IFK Örebro is a Swedish football club located in Örebro.

==Background==
Idrottsföreningen Kamraterna Örebro were founded in 1900 and are Närke's second oldest sports club. Many of Örebro's clubs have had their roots with IFK Örebro. The Örebro Sports Klub (ÖSK), Örebro Atletklubb and boxing club, Kelly, were all formed after severing their ties with IFK Örebro. In addition to football the club also has an active handball section.

Since their foundation IFK Örebro has participated mainly in the middle and lower divisions of the Swedish football league system. The club currently plays in Division 3 Västra Svealand which is the fifth tier of Swedish football. IFK Örebro have played three seasons in Division 2, in 1933/34, 1935/36 and 1936/37, which at that time was the second tier of Swedish football. They play their home matches at the Brickebackens IP in Örebro.

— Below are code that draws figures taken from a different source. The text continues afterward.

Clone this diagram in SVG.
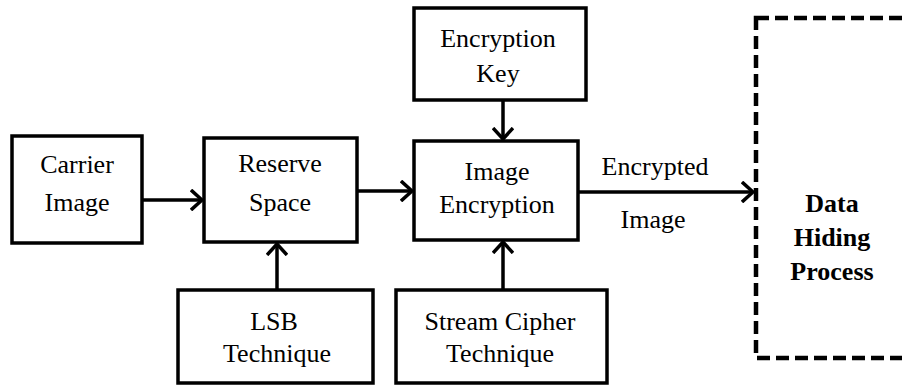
<svg xmlns="http://www.w3.org/2000/svg" width="902" height="385" viewBox="0 0 902 385">
<style>
.box{fill:#fff;stroke:#000;stroke-width:3.5}
.t{font-size:26px;text-anchor:middle;fill:#000}
.b{font-size:26px;font-weight:bold;text-anchor:middle;fill:#000}
.c{fill:none;stroke:#000;stroke-width:3.5}
.dash{fill:none;stroke:#000;stroke-width:4.5;stroke-dasharray:13 6}
</style>
<defs>
<marker id="ah" markerWidth="14" markerHeight="22" refX="12" refY="11" orient="auto" markerUnits="userSpaceOnUse">
<path d="M1,1 L12,11 L1,21" fill="none" stroke="#000" stroke-width="3.5"/>
</marker>
</defs>
<g font-family="Liberation Serif, Times New Roman, DejaVu Serif, serif">
<rect class="dash" x="756" y="18" width="160" height="340"/>
<g id="carrier"><rect class="box" x="12" y="136" width="130" height="107"/><text class="t" x="77" y="173">Carrier</text><text class="t" x="77" y="211">Image</text></g>
<g id="reserve"><rect class="box" x="204" y="138" width="153" height="104"/><text class="t" x="280" y="172">Reserve</text><text class="t" x="280" y="211">Space</text></g>
<g id="key"><rect class="box" x="414" y="8" width="172" height="92"/><text class="t" x="498" y="47">Encryption</text><text class="t" x="498" y="82">Key</text></g>
<g id="enc"><rect class="box" x="414" y="141" width="164" height="99"/><text class="t" x="497" y="180">Image</text><text class="t" x="497" y="213">Encryption</text></g>
<g id="lsb"><rect class="box" x="178" y="290" width="195" height="93"/><text class="t" x="274" y="330">LSB</text><text class="t" x="277" y="362">Technique</text></g>
<g id="stream"><rect class="box" x="396" y="290" width="211" height="93"/><text class="t" x="500" y="330">Stream Cipher</text><text class="t" x="500" y="362">Technique</text></g>
<g id="hiding"><text class="b" x="832" y="212">Data</text><text class="b" x="832" y="246">Hiding</text><text class="b" x="832" y="280">Process</text></g>
<g id="connectors">
<line class="c" x1="142" y1="200" x2="202" y2="200" marker-end="url(#ah)"/>
<line class="c" x1="357" y1="191" x2="412" y2="191" marker-end="url(#ah)"/>
<line class="c" x1="503" y1="100" x2="503" y2="139" marker-end="url(#ah)"/>
<line class="c" x1="503" y1="290" x2="503" y2="242" marker-end="url(#ah)"/>
<line class="c" x1="277" y1="290" x2="277" y2="244" marker-end="url(#ah)"/>
<line class="c" x1="578" y1="192" x2="753" y2="192" marker-end="url(#ah)"/>
<text class="t" x="655" y="175">Encrypted</text>
<text class="t" x="653" y="228">Image</text>
</g>
</g>
</svg>
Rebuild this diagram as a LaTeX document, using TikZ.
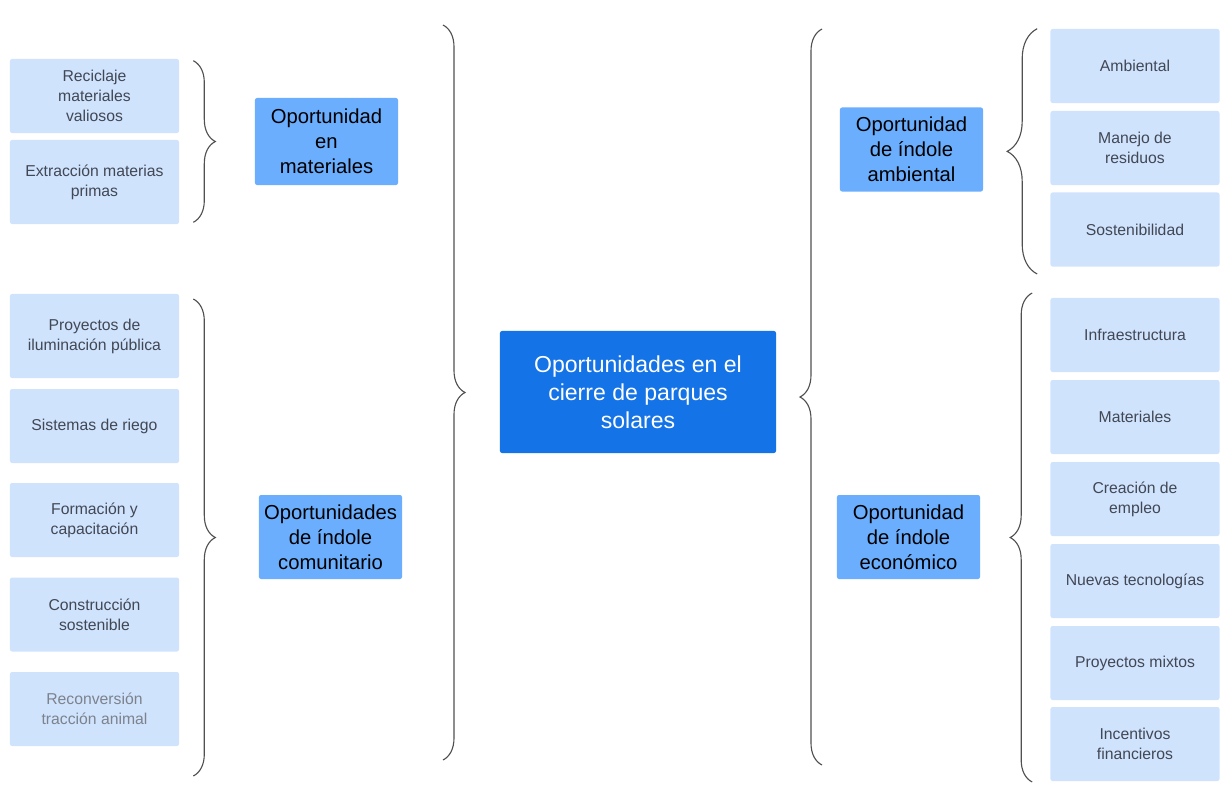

IFK Örebro are affiliated to Örebro Läns Fotbollförbund.

==Recent history==
In recent seasons IFK Örebro have competed in the following divisions:

2018	Division IV, Örebro Län

2017	Division IV, Örebro Län

2016	Division IV, Örebro Län

2015	Division IV, Örebro Län

2014	Division IV, Örebro Län

2013	Division IV, Örebro Län

2012	Division IV, Örebro Län

2011	Division III, Västra Svealand

2010	Division III, Västra Svealand

2009	Division III, Västra Svealand

2008	Division III, Västra Svealand

2007	Division IV, Örebro Län

2006	Division III, Västra Svealand

2005	Division IV, Örebro Län

2004	Division IV, Örebro Län

2003	Division IV, Örebro Län

2002	Division IV, Örebro Län

2001	Division IV, Örebro Län

2000	Division V, Örebro Län

1999	Division V, Örebro Län

==Attendances==

In recent seasons IFK Örebro have had the following average attendances:

| Season | Average attendance | Division / Section | Level |
|---|---|---|---|
| 2005 | Not available | Div 4 Örebro Län | Tier 5 |
| 2006 | 52 | Div 3 Västra Svealand | Tier 5 |
| 2007 | Not available | Div 4 Örebro Län | Tier 6 |
| 2008 | 58 | Div 3 Västra Svealand | Tier 5 |
| 2009 | 61 | Div 3 Västra Svealand | Tier 5 |
| 2010 | 57 | Div 3 Västra Svealand | Tier 5 |
| 2011 | 68 | Div 4 Örebro Län | Tier 6 |
| 2012 | 54 | Div 4 Örebro Län | Tier 6 |
| 2013 | 64 | Div 4 Örebro Län | Tier 6 |
| 2014 | 53 | Div 4 Örebro Län | Tier 6 |
| 2015 | 46 | Div 4 Örebro Län | Tier 6 |
| 2016 | 60 | Div 4 Örebro Län | Tier 6 |
| 2017 | Not Available | Div 4 Örebro Län | Tier 6 |
| 2018 | Not Available | Div 4 Örebro Län | Tier 6 |

- Attendances are provided in the Publikliga sections of the Svenska Fotbollförbundet website and European Football Statistics website.